TABLE OF CONTENTS

PRINT January 2008

film

Cristian Mungiu

Cristian Mungiu, 4 Months, 3 Weeks and 2 Days, 2007, still from a color film in 35 mm, 113 minutes. From left: night receptionist (Tania Popa), Otilia (Anamaria Marinca), and Mr. Bebe (Vlad Ivanov).

THIS IS ONE TOUGH FILM, this 4 Months, 3 Weeks and 2 Days. As sparingly made as it is unsparing emotionally, Cristian Mungiu’s second feature won the Palme d’Or at Cannes 07, confirming that a Romanian New Wave has indeed broken, seemingly overnight. In the past several years, three other Romanian films have won major prizes at Cannes, including Cristi Puiu’s eviscerating Death of Mr. Lazarescu (2005), an astonishing track record for a country that had virtually no presence on the international film map for the second half of the twentieth century and that currently produces fewer than twelve features a year.

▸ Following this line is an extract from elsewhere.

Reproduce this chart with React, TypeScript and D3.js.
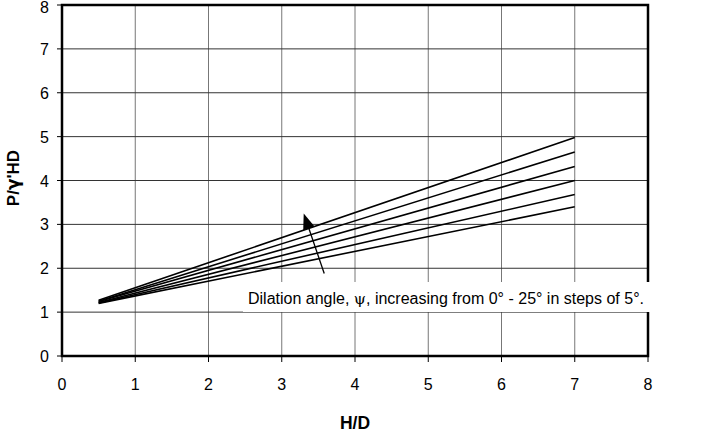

One of the first films to suggest that something vital was happening in Romanian cinema was Mungiu’s debut feature, Occident (2002). An intricately shaped comedy composed of three overlapping stories and ranging from bittersweet to slapstick, it is set in a small town in the “new” Romania, which is still so bleak that many of its most enterprising young citizens want only to escape to the West. The film could have been tracing the trajectory of Anamaria Marinca, the brilliant star of 4 Months, 3 Weeks and 2 Days, who moved to London after winning a 2005 BAFTA Best Actress Award for her first major screen role, as a young woman lured into prostitution in David Yates’s 2004 television drama Sex Traffic. With its excellent, underused soundstages and well-trained technicians and actors, Romania has become one of the favorite production spots for big-budget US and European films, including, recently, Francis Ford Coppola’s Youth Without Youth (2007), in which Marinca has a small role. According to Mungiu, he learned how to make movies by working on crews for foreign productions shooting in Bucharest. It is a classic instance of mastering the rules in order to better break them.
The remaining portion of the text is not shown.